(o cómo aprendí a mirar el dolor sin quedarme a vivir en él)
Escuchar a Lykke Li me regresó, de golpe, a una época en la que estar triste era casi una forma de identidad, la escuchaba en loop, como quien necesita probarse que todavía siente algo. Por esos días también empecé a estudiar tarot, sin saber que ese gesto aparentemente menor iba a inaugurar una transformación más profunda, una que aún sigue en curso.
Durante años, cada vez que sacaba cartas, una en particular me seguía: la Sacerdotisa, una mujer sentada, serena, con la luna a sus pies, entre dos columnas. Blanca y negra, la dualidad, el umbral, la pausa. Al principio me generaba intriga, después, cierta angustia; sentía que me hablaba de un saber que no se puede decir, de un poder que no se puede ejercer todavía, de una forma de estar que no avanza ni actúa, solo sabe, y calla, y espera.
Quien me enseñaba a leer cartas me dijo que algunos arcanos te siguen hasta que les entiendas lo que vinieron a decirte. La Sacerdotisa me siguió años, la imaginaba como una especie de carcelera elegante, sentada frente a la puerta que yo quería cruzar; me parecía injusta, incluso cruel. ¿Por qué saber tanto, si no se puede hacer nada con eso?
Hasta que entendí que sí se puede, que su poder está justo ahí: en la capacidad de ver sin necesidad de reaccionar, de habitar el silencio sin volverse sombra, de mirar el dolor de frente, no para quedarse a vivir en él, sino para comprenderlo, decodificarlo, usarlo como materia prima. Eso —aunque suene raro— es alquimia, pero no una alquimia terminada, una que apenas empieza. La Sacerdotisa no venía a mostrarme el resultado de la transmutación, sino a anunciar el inicio del proceso, era el primer aviso de que algo dentro de mí estaba por empezar a cambiar de forma.

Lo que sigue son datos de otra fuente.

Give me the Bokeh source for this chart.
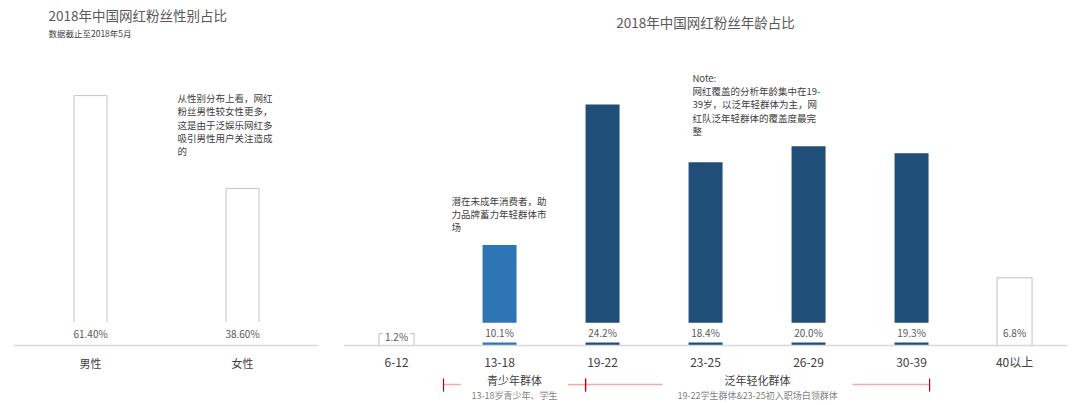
from bokeh.plotting import figure
from bokeh.models import Range1d, FixedTicker, Label, ColumnDataSource
from bokeh.layouts import row
from bokeh.core.properties import value
from bokeh.embed import file_html
from bokeh.resources import INLINE

FONT = "Noto Sans CJK SC"

# ---------------- data ----------------
gender_categories = ["男性", "女性"]
gender_values = [61.40, 38.60]
gender_labels = ["61.40%", "38.60%"]

age_categories = ["6-12", "13-18", "19-22", "23-25", "26-29", "30-39", "40以上"]
age_values = [1.2, 10.1, 24.2, 18.4, 20.0, 19.3, 6.8]
age_labels = ["1.2%", "10.1%", "24.2%", "18.4%", "20.0%", "19.3%", "6.8%"]
age_fill = [None, "#2e75b6", "#1f4e79", "#1f4e79", "#1f4e79", "#1f4e79", None]

group_names = ["青少年群体", "泛年轻化群体"]
group_descs = ["13-18岁青少年、学生", "19-22学生群体&23-25初入职场白领群体"]

title_left = "2018年中国网红粉丝性别占比"
subtitle_left = "数据截止至2018年5月"
note_left = "从性别分布上看，网红\n粉丝男性较女性更多，\n这是由于泛娱乐网红多\n吸引男性用户关注造成\n的"
title_right = "2018年中国网红粉丝年龄占比"
note_right = "Note:\n网红覆盖的分析年龄集中在19-\n39岁，以泛年轻群体为主，网\n红队泛年轻群体的覆盖度最完\n整"
note_teen = "潜在未成年消费者，助\n力品牌蓄力年轻群体市\n场"


def style_axis(p, cats, size, color, standoff):
    ax = p.xaxis[0]
    ax.fixed_location = 0
    ax.ticker = FixedTicker(ticks=list(range(len(cats))))
    ax.major_label_overrides = {i: c for i, c in enumerate(cats)}
    ax.major_tick_line_color = None
    ax.minor_tick_line_color = None
    ax.axis_line_color = "#d9d9d9"
    ax.axis_line_width = 1.5
    ax.major_label_standoff = standoff
    ax.major_label_text_font = FONT
    ax.major_label_text_font_size = size
    ax.major_label_text_color = color


def base_fig(width, xr, yr, bl, br):
    p = figure(width=width, height=405, x_range=xr, y_range=yr,
               output_backend="svg", toolbar_location=None, y_axis_location=None,
               min_border_left=bl, min_border_right=br, min_border_top=0, min_border_bottom=0)
    p.outline_line_color = None
    p.grid.visible = False
    p.background_fill_color = "white"
    p.border_fill_color = "white"
    return p


NOTE_LH = 0.96

# ---------------- left chart ----------------
p1 = base_fig(340, Range1d(-0.507, 1.5), Range1d(-14.74, 84.77), 13, 22)
src1 = ColumnDataSource(dict(x=list(range(len(gender_categories))), top=gender_values,
                             label=gender_labels, ly=[2.95] * len(gender_values)))
p1.vbar(x="x", top="top", bottom=0, width=0.217, source=src1,
        fill_color=None, line_color="#c4c4c4", line_width=1)
p1.text(x="x", y="ly", text="label", source=src1, text_align="center", text_baseline="middle",
        text_font=value(FONT), text_font_size="10px", text_color="#595959",
        background_fill_color="white", padding=4)
style_axis(p1, gender_categories, "11px", "#404040", 3)

p1.add_layout(Label(x=-0.277, y=81.1, text=title_left, text_font=FONT, text_font_size="13.5px",
                    text_color="#595959", text_baseline="middle"))
p1.add_layout(Label(x=-0.277, y=76.9, text=subtitle_left, text_font=FONT, text_font_size="8.5px",
                    text_color="#404040", text_baseline="middle"))
p1.add_layout(Label(x=0.572, y=62.6, text=note_left, text_font=FONT, text_font_size="9.5px",
                    text_color="#404040", text_baseline="top", text_line_height=NOTE_LH))

# ---------------- right chart ----------------
p2 = base_fig(740, Range1d(-0.515, 6.514), Range1d(-6.02, 34.64), 3, 13)
xs = list(range(len(age_categories)))
fx = [x for x, c in zip(xs, age_fill) if c]
ft = [v for v, c in zip(age_values, age_fill) if c]
fc = [c for c in age_fill if c]
ox = [x for x, c in zip(xs, age_fill) if not c]
ot = [v for v, c in zip(age_values, age_fill) if not c]

p2.vbar(x=fx, top=ft, bottom=0, width=0.33, fill_color=fc, line_color=None)
p2.vbar(x=fx, top=2.3, bottom=0.3, width=0.345, fill_color="white", line_color=None)
p2.vbar(x=ox, top=ot, bottom=0, width=0.34, fill_color=None, line_color="#bfbfbf", line_width=1)
ly = [0.9 if v < 2 else 1.3 for v in age_values]
p2.text(x=xs, y=ly, text=age_labels, text_align="center", text_baseline="middle",
        text_font=value(FONT), text_font_size="10px", text_color="#595959",
        background_fill_color="white", padding=2)
style_axis(p2, age_categories, "12px", "#404040", 1)

p2.add_layout(Label(x=3.0, y=32.5, text=title_right, text_font=FONT, text_font_size="13.5px",
                    text_color="#595959", text_baseline="middle", text_align="center"))
p2.add_layout(Label(x=2.873, y=27.6, text=note_right, text_font=FONT, text_font_size="9.5px",
                    text_color="#404040", text_baseline="top", text_line_height=NOTE_LH))
p2.add_layout(Label(x=0.534, y=15.26, text=note_teen, text_font=FONT, text_font_size="9.5px",
                    text_color="#404040", text_baseline="top", text_line_height=NOTE_LH))

# group brackets below axis
g_start = [0.456, 1.835]
g_end = [1.835, 5.175]
g_gap = [0.52, 0.922]
line_y = -3.92
for s, e, gap, name, desc in zip(g_start, g_end, g_gap, group_names, group_descs):
    c = (s + e) / 2
    p2.segment(x0=[s, c + gap], y0=[line_y, line_y], x1=[c - gap, e], y1=[line_y, line_y],
               line_color="#f2a9a9", line_width=1.5)
    p2.segment(x0=[s, e], y0=[-3.31, -3.31], x1=[s, e], y1=[-4.62, -4.62],
               line_color="#c00000", line_width=1.2)
    p2.add_layout(Label(x=c, y=-3.51, text=name, text_font=FONT, text_font_size="11px",
                        text_color="#404040", text_align="center", text_baseline="middle"))
    p2.add_layout(Label(x=c, y=-5.02, text=desc, text_font=FONT, text_font_size="9px",
                        text_color="#7f7f7f", text_align="center", text_baseline="middle"))

layout = row(p1, p2)
open("out.html", "w").write(file_html(layout, INLINE))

Los jesuitas lo saben bien: una de sus armas secretas es el conocimiento, el propio, no el que se predica, sino el que se ejercita en silencio, entre columnas internas. ¿Casualidad que tantos hombres han tenido más margen para entrarle al autoconocimiento? No, lo han usado para ejercer poder, para diseñar estructuras, para dominar narrativa. Lo disruptivo, entonces, es que una mujer se siente, mire hacia adentro, y no se asuste de lo que encuentra.
Porque sí, hay peligro en el dolor que no se observa, se vuelve identidad, casa con goteras, patria chiquita donde todo lo que duele parece familiar. Quedarse a vivir ahí es comprensible —el dolor conocido ofrece una extraña sensación de control—, pero no deja espacio para moverse. Trascender el dolor no es negarlo ni negarse, es aprender a mirarlo como se mira una carta: sin prisa, sin juicio, sabiendo que es parte del mazo, pero no el único.
Si la Sacerdotisa vuelve a aparecer, sabré reconocer el llamado, ya no como advertencia, sino como señal de que algo está por transformarse, porque alquimia, aprendí, no es magia inmediata, es presencia constante, trabajo íntimo, y una decisión: usar lo que dolió como semilla.